Bankers are told to avoid wearing business clothes in order to be less conspicuous, presumably on the basis that the standard garb for anarchistic anti-capitalist protesters is polo shirts, chinos and loafers. Now even jeans and trainers are allowed, next they will be telling us to sport dreadlocks and have a dog on a piece of string. We are told to cancel routine business meetings, not to leave the building unless it is absolutely essential, people due to visit local clinics for medical appointments have had them cancelled.
Of course it is true that there have been previous demonstrations which have ended in violence, notably the May Day protests in 2000. But I also remember most of that day being entirely peaceful and good natured – I remember going out at lunchtime and there was a big party going on in Lower Thames Street with sound systems and people on unfeasibly tall stilts. It was good fun and not in the slightest threatening or intimidating. OK a few idiots spoiled things later on, but then there were also certain City types fanning the flames by hanging out of their windows waving £20 notes at the protesters.
But what really gets me is that we are essentially being braved to weather a descending hoard of alien beings, as if somehow those protesting and those of us who work in the City are different species altogether. OK, there are probably some amongst both groups who think this – protesters who see us as evil capitalists and colleagues who look down on them as the great unwashed, but I never believed this was really true before and I think this is even less so now.
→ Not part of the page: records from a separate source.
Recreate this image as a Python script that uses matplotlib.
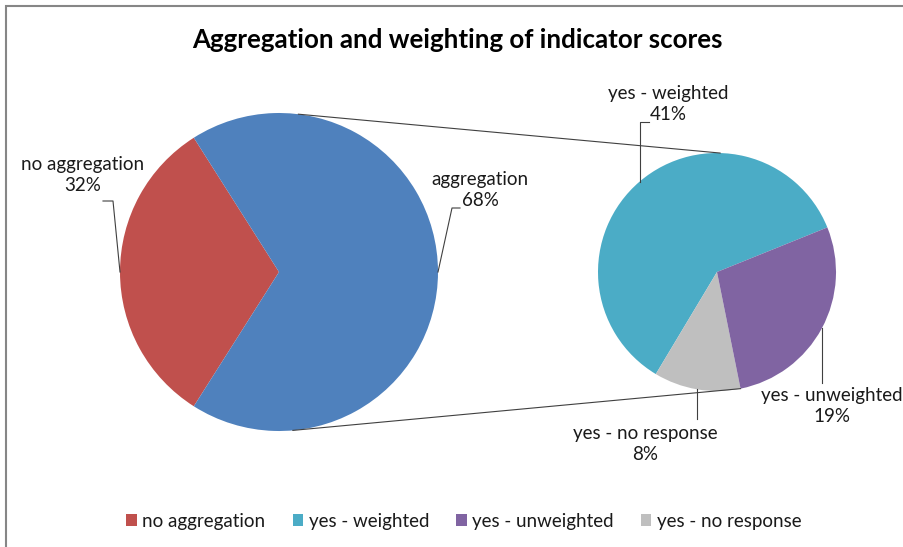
import numpy as np
import matplotlib.pyplot as plt

W, H = 904, 547

title = "Aggregation and weighting of indicator scores"

# main pie
main_labels = ["no aggregation", "aggregation"]
main_values = [32, 68]
# secondary pie (split of "aggregation")
sub_labels = ["yes - weighted", "yes - no response", "yes - unweighted"]
sub_values = [41, 8, 19]

legend_labels = ["no aggregation", "yes - weighted", "yes - unweighted", "yes - no response"]

c_main = ["#C0504D", "#4F81BD"]
c_sub = ["#4BACC6", "#BFBFBF", "#8064A2"]

plt.rcParams['font.family'] = ['Lato', 'DejaVu Sans']

fig = plt.figure(figsize=(W / 100, H / 100), dpi=100)
ax = fig.add_axes([0, 0, 1, 1])
ax.set_xlim(0, W)
ax.set_ylim(0, H)
ax.set_aspect('equal')
ax.axis('off')

def yp(y):
    # pixel row (from top) -> data y
    return H - y

main_c = (279, yp(272))
main_r = 159
sub_c = (717, yp(272))
sub_r = 119

main_start = 180 - main_values[0] / sum(main_values) * 360 / 2
w_main, _ = ax.pie(main_values, colors=c_main, center=main_c, radius=main_r,
                   startangle=main_start, counterclock=True,
                   wedgeprops=dict(linewidth=0))
w_sub, _ = ax.pie(sub_values, colors=c_sub, center=sub_c, radius=sub_r,
                  startangle=22, counterclock=True,
                  wedgeprops=dict(linewidth=0))
ax.set_xlim(0, W)
ax.set_ylim(0, H)

def on_circle(c, r, ang):
    a = np.deg2rad(ang)
    return c[0] + r * np.cos(a), c[1] + r * np.sin(a)

def mid(w):
    return (w.theta1 + w.theta2) / 2

# connector lines between the pies
for a1, a2 in [(83, 88.5), (-85, w_sub[2].theta1)]:
    p1 = on_circle(main_c, main_r, a1)
    p2 = on_circle(sub_c, sub_r, a2)
    ax.plot([p1[0], p2[0]], [p1[1], p2[1]], color="#404040", lw=0.8)

lc = "#404040"
tc = "#1a1a1a"
fs = 13.5
ls = 1.3

# no aggregation label
p = on_circle(main_c, main_r, mid(w_main[0]))
ax.plot([103, 113, p[0]], [yp(201), yp(201), p[1]], color=lc, lw=0.8)
ax.text(83, yp(175), f"{main_labels[0]}\n{main_values[0]}%", ha='center', va='center',
        fontsize=fs, linespacing=ls, color=tc)

# aggregation label
p = on_circle(main_c, main_r, mid(w_main[1]))
ax.plot([460, 452, p[0]], [yp(208), yp(208), p[1]], color=lc, lw=0.8)
ax.text(480, yp(190), f"{main_labels[1]}\n{main_values[1]}%", ha='center', va='center',
        fontsize=fs, linespacing=ls, color=tc)

# weighted
p = on_circle(sub_c, sub_r, mid(w_sub[0]))
ax.plot([649, p[0], p[0]], [yp(122), yp(122), p[1]], color=lc, lw=0.8)
ax.text(668, yp(104), f"{sub_labels[0]}\n{sub_values[0]}%", ha='center', va='center',
        fontsize=fs, linespacing=ls, color=tc)

# no response
p = on_circle(sub_c, sub_r, mid(w_sub[1]))
ax.plot([p[0], p[0]], [p[1], yp(419)], color=lc, lw=0.8)
ax.text(645, yp(444), f"{sub_labels[1]}\n{sub_values[1]}%", ha='center', va='center',
        fontsize=fs, linespacing=ls, color=tc)

# unweighted
p = on_circle(sub_c, sub_r, mid(w_sub[2]))
ax.plot([p[0], p[0]], [p[1], yp(383)], color=lc, lw=0.8)
ax.text(832, yp(406), f"{sub_labels[2]}\n{sub_values[2]}%", ha='center', va='center',
        fontsize=fs, linespacing=ls, color=tc)

ax.text(457, yp(40), title, ha='center', va='center', fontsize=18.6, fontweight='bold')

# outer frame (left and top edges visible)
ax.plot([6.5, 6.5, W + 5], [-5, yp(5.5), yp(5.5)], color="#868686", lw=1.5,
        solid_joinstyle='miter', clip_on=False)

handles = [w_main[0], w_sub[0], w_sub[2], w_sub[1]]
fig.legend(handles, legend_labels, loc='center', bbox_to_anchor=(464 / W, 26 / H),
           ncol=4, frameon=False, fontsize=fs, handlelength=0.55, handleheight=0.55,
           handletextpad=0.3, columnspacing=1.45, labelcolor=tc)

fig.savefig("out.png", dpi=100)
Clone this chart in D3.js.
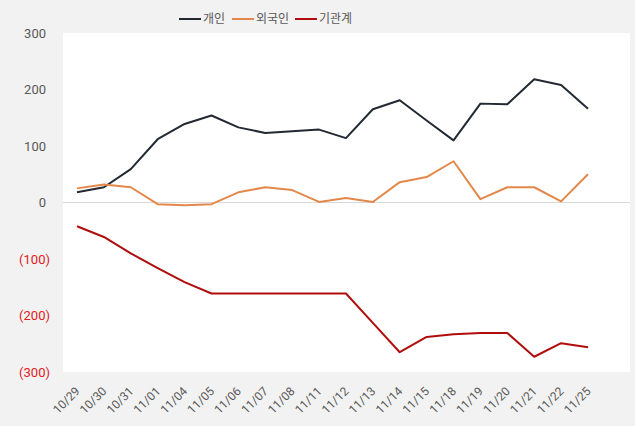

I expect a lot of the protesters will not be of the kind on previous demonstrations in the city – they will be “ordinary” (no disrespect meant to them or the others) people angry at the damage which has been done by certain people within our industry, and quite rightly so. And we are angry as well, our jobs are at risk or have already been lost, we have families to support and bills to pay and most of us are not earning huge salaries and getting mega bonuses. We also have friends and families who are suffering. This is certainly not a plea for sympathy, maybe some will see me as a hypocrite, but I just want to point out the absurdity of the idea of us being penned in our offices for our own “safety” from people who are no different from us who just want to vent their entirely reasonable anger and frustration at a system that has failed.
So I hope that as many people as possible turn up tomorrow, and hope and expect that it will be a peaceful (ok, noisy but non-violent) occasion. I hope the police will not be as ridiculously heavy handed as I fear they may be. And assuming I am not manacled to my desk for my own safety I will certainly pop out for a while to give my (possibly unwelcome) support.
Update (8am on 1st April): Just walked into the office to find it had been taken over by anarchists. Then I realised that it was just my normal colleagues but they were wearing jeans. Phew!